License: MIT License

Python 100.00%
kohonen som recurrent-neural-networks unsupervised machine-learning recsom neural-gas ng plsom cython

somber's Issues

Batching for recurrent SOMS

All recurrent SOMs would benefit from some kind of batching scheme. I currently have batched code, but it doesn't work. My hunch is that batching the recurrent/recursive/merging SOM is non-trivial because there is no way of making sure the concurrently processed batches converge on the same BMU.

Because we take the mean over batches, this means that updates will generally end up being more noisy as the batch size increases.

Two starting ideas:

  1. A possible solution could be to initialize the context Weights and weights of the SOM to some value which allows for convergence (e.g. the weights are skewed in such a way that the concurrently processed batches all go in the same direction), but this entails setting the parameters in advance, which kind of defeats any purpose the SOM has.

  2. A second solution would be to slowly increase the batch size, allowing the SOM to converge to something stable first, and then increasing batch size.

Add PLSOM2

The PLSOM2 is an interesting candidate for addition to SOMBER, for the following reasons:

  • we already have PLSOM
  • It is supposed to improve PLSOM by making it less sensitive to outliers

It would require changing the updates routine and parameter update routine in the PLSOM.

Add Gamma som

The Merge som is working, so we perhaps could implement the Gamma Som, which uses a generalization of the Merge Som context function (see here (behind a paywall unfortunately)).

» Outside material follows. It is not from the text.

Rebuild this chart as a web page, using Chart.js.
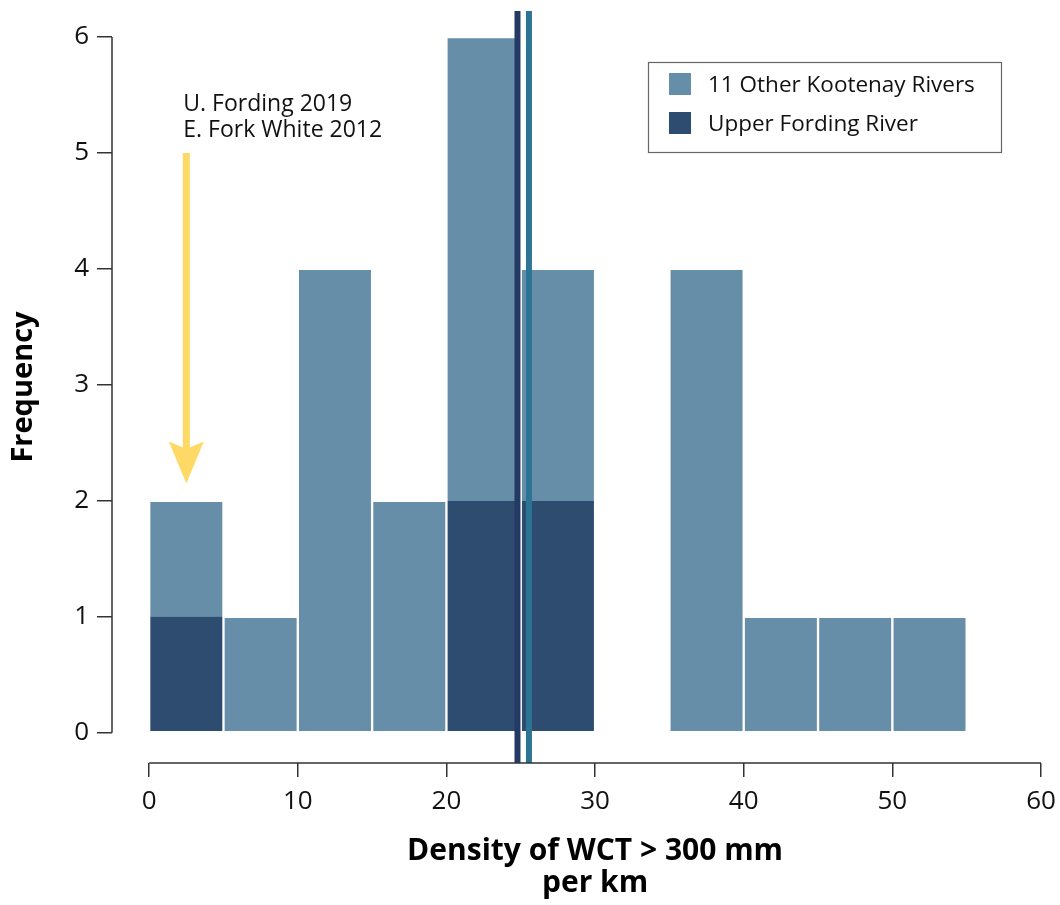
<!DOCTYPE html>
<html lang="en">
<head>
    <meta charset="UTF-8">
    <title>Density of WCT > 300 mm per km</title>
    <script src="https://cdn.jsdelivr.net/npm/chart.js"></script>
    <style>
        html, body { margin: 0; padding: 0; background: #fff; }
        #wrap { width: 1060px; height: 905px; }
    </style>
</head>
<body>
    <div id="wrap"><canvas id="densityChart"></canvas></div>
    <script>
        // histogram bins, 5 fish/km wide
        const binCenters = [2.5, 7.5, 12.5, 17.5, 22.5, 27.5, 32.5, 37.5, 42.5, 47.5, 52.5];
        const otherRivers = [2, 1, 4, 2, 6, 4, null, 4, 1, 1, 1];
        const upperFording = [1, null, null, null, 2, 2, null, null, null, null, null];

        // mean density lines
        const fordingMean = 24.78;
        const otherMean = 25.55;

        // arrow marking the lowest years
        const arrowX = 2.5;
        const arrowFrom = 5;
        const arrowTo = 2.15;
        const arrowLabels = ['U. Fording 2019', 'E. Fork White 2012'];

        const xTicks = [0, 10, 20, 30, 40, 50, 60];
        const yTicks = [0, 1, 2, 3, 4, 5, 6];
        const xTitle = ['Density of WCT > 300 mm', 'per km'];
        const xMin = -2.5, xMax = 60;
        const yMin = -0.26, yMax = 6.224;

        const lightBlue = '#678ea8';
        const darkBlue = '#2e4b70';
        const navy = '#233a64';
        const teal = '#2b7494';
        const fontFamily = '"Open Sans", "Noto Sans", sans-serif';

        const toPoints = (vals) => binCenters.map((x, i) => ({ x: x, y: vals[i] }));

        // axis lines, x title, arrow annotation and the boxed legend
        const extrasPlugin = {
            id: 'extras',
            afterDraw(chart) {
                const { ctx, chartArea } = chart;
                const xs = chart.scales.x, ys = chart.scales.y;
                ctx.save();

                const x0 = xs.getPixelForValue(xTicks[0]);
                const x1 = xs.getPixelForValue(xTicks[xTicks.length - 1]);
                ctx.strokeStyle = '#333';
                ctx.lineWidth = 1.5;
                ctx.beginPath();
                ctx.moveTo(chartArea.left, ys.getPixelForValue(yTicks[0]));
                ctx.lineTo(chartArea.left, ys.getPixelForValue(yTicks[yTicks.length - 1]));
                ctx.moveTo(x0, chartArea.bottom);
                ctx.lineTo(x1, chartArea.bottom);
                ctx.stroke();

                // x title centred under the 0-60 axis
                ctx.fillStyle = '#000';
                ctx.font = 'bold 30px ' + fontFamily;
                ctx.textAlign = 'center';
                ctx.textBaseline = 'middle';
                ctx.fillText(xTitle[0], (x0 + x1) / 2, chartArea.bottom + 88);
                ctx.fillText(xTitle[1], (x0 + x1) / 2, chartArea.bottom + 120);

                // yellow arrow
                const ax = xs.getPixelForValue(arrowX);
                const top = ys.getPixelForValue(arrowFrom);
                const tip = ys.getPixelForValue(arrowTo);
                const headLen = 42, headHalf = 17.5, shaftHalf = 3.5, notch = 6;
                ctx.fillStyle = '#ffd966';
                ctx.beginPath();
                ctx.moveTo(ax - shaftHalf, top);
                ctx.lineTo(ax + shaftHalf, top);
                ctx.lineTo(ax + shaftHalf, tip - headLen + notch);
                ctx.lineTo(ax + headHalf, tip - headLen);
                ctx.lineTo(ax, tip);
                ctx.lineTo(ax - headHalf, tip - headLen);
                ctx.lineTo(ax - shaftHalf, tip - headLen + notch);
                ctx.closePath();
                ctx.fill();

                ctx.fillStyle = '#111';
                ctx.font = '23px ' + fontFamily;
                ctx.textAlign = 'left';
                ctx.fillText(arrowLabels[0], ax - 3, top - 49);
                ctx.fillText(arrowLabels[1], ax - 3, top - 23);

                // legend box
                const lx = chartArea.right - 393, ly = chartArea.top + 51;
                ctx.strokeStyle = '#666';
                ctx.lineWidth = 1.2;
                ctx.strokeRect(lx + 0.5, ly + 0.5, 353, 90);
                ctx.font = '22.5px ' + fontFamily;
                const items = [chart.data.datasets[1], chart.data.datasets[0]];
                items.forEach((ds, i) => {
                    const cy = ly + 22 + i * 39;
                    ctx.fillStyle = ds.backgroundColor;
                    ctx.fillRect(lx + 21, cy - 11, 22, 22);
                    ctx.fillStyle = '#111';
                    ctx.fillText(ds.label, lx + 60, cy + 2);
                });
                ctx.restore();
            }
        };

        const ctx = document.getElementById('densityChart').getContext('2d');
        const densityChart = new Chart(ctx, {
            type: 'bar',
            data: {
                datasets: [
                    {
                        label: 'Upper Fording River',
                        data: toPoints(upperFording),
                        backgroundColor: darkBlue,
                        borderColor: 'rgba(255,255,255,0.9)',
                        borderWidth: 1.5,
                        borderSkipped: 'end',
                        barPercentage: 1,
                        categoryPercentage: 1,
                        grouped: false,
                        order: 1
                    },
                    {
                        label: '11 Other Kootenay Rivers',
                        data: toPoints(otherRivers),
                        backgroundColor: lightBlue,
                        borderColor: 'rgba(255,255,255,0.9)',
                        borderWidth: 1.5,
                        borderSkipped: false,
                        barPercentage: 1,
                        categoryPercentage: 1,
                        grouped: false,
                        order: 2
                    },
                    {
                        type: 'line',
                        label: 'Upper Fording mean',
                        data: [{ x: fordingMean, y: yMin }, { x: fordingMean, y: yMax }],
                        borderColor: navy,
                        borderWidth: 6,
                        pointRadius: 0,
                        order: 0
                    },
                    {
                        type: 'line',
                        label: 'Other rivers mean',
                        data: [{ x: otherMean, y: yMin }, { x: otherMean, y: yMax }],
                        borderColor: teal,
                        borderWidth: 6,
                        pointRadius: 0,
                        order: 0
                    }
                ]
            },
            options: {
                responsive: true,
                maintainAspectRatio: false,
                animation: false,
                layout: { padding: { top: 11, right: 19, left: 0, bottom: 0 } },
                plugins: {
                    legend: { display: false },
                    tooltip: { enabled: false }
                },
                scales: {
                    x: {
                        type: 'linear',
                        offset: false,
                        min: xMin,
                        max: xMax,
                        afterBuildTicks: (scale) => { scale.ticks = xTicks.map(v => ({ value: v })); },
                        afterFit: (scale) => {
                            scale.height = 142;
                            scale.paddingLeft = 0;
                            scale.paddingRight = 0;
                        },
                        grid: { offset: false, drawOnChartArea: false, tickLength: 14, color: '#333', lineWidth: 1.5 },
                        border: { display: false },
                        ticks: { color: '#111', padding: 9, font: { family: fontFamily, size: 26 }, maxRotation: 0 },
                        title: { display: false }
                    },
                    y: {
                        min: yMin,
                        max: yMax,
                        afterBuildTicks: (scale) => { scale.ticks = yTicks.map(v => ({ value: v })); },
                        afterFit: (scale) => {
                            scale.width = 112;
                            scale.paddingTop = 0;
                            scale.paddingBottom = 0;
                        },
                        grid: { drawOnChartArea: false, tickLength: 15, color: '#333', lineWidth: 1.5 },
                        border: { display: false },
                        ticks: { color: '#111', padding: 8, font: { family: fontFamily, size: 26 } },
                        title: {
                            display: true,
                            text: 'Frequency',
                            color: '#000',
                            font: { family: fontFamily, size: 29, weight: 'bold' },
                            padding: { top: 6, bottom: 0 }
                        }
                    }
                }
            },
            plugins: [extrasPlugin]
        });
    </script>
</body>
</html>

The Merge Som Best Matching Unit (BMU) calculation takes into account the BMU at the previous time step, together with its context weight, as follows:

 context = (1 - self.beta) * self.weights[prev_bmu] + self.beta * self.context_weights[prev_bmu]

As context weights reflect the previous activation, you can use a merge som to "step back in time"

Generalizing over this, the Gamma Som defines a BMU function which takes into account the k previous BMUs explicitly (so the Merge Som can be defined as a Gamma SOM with k = 1). This makes the Gamma Som computationally more expensive than the Merge Som, but also more powerful.

Adding the Gamma Som will require relatively few changes, but I don't have any need for it currently.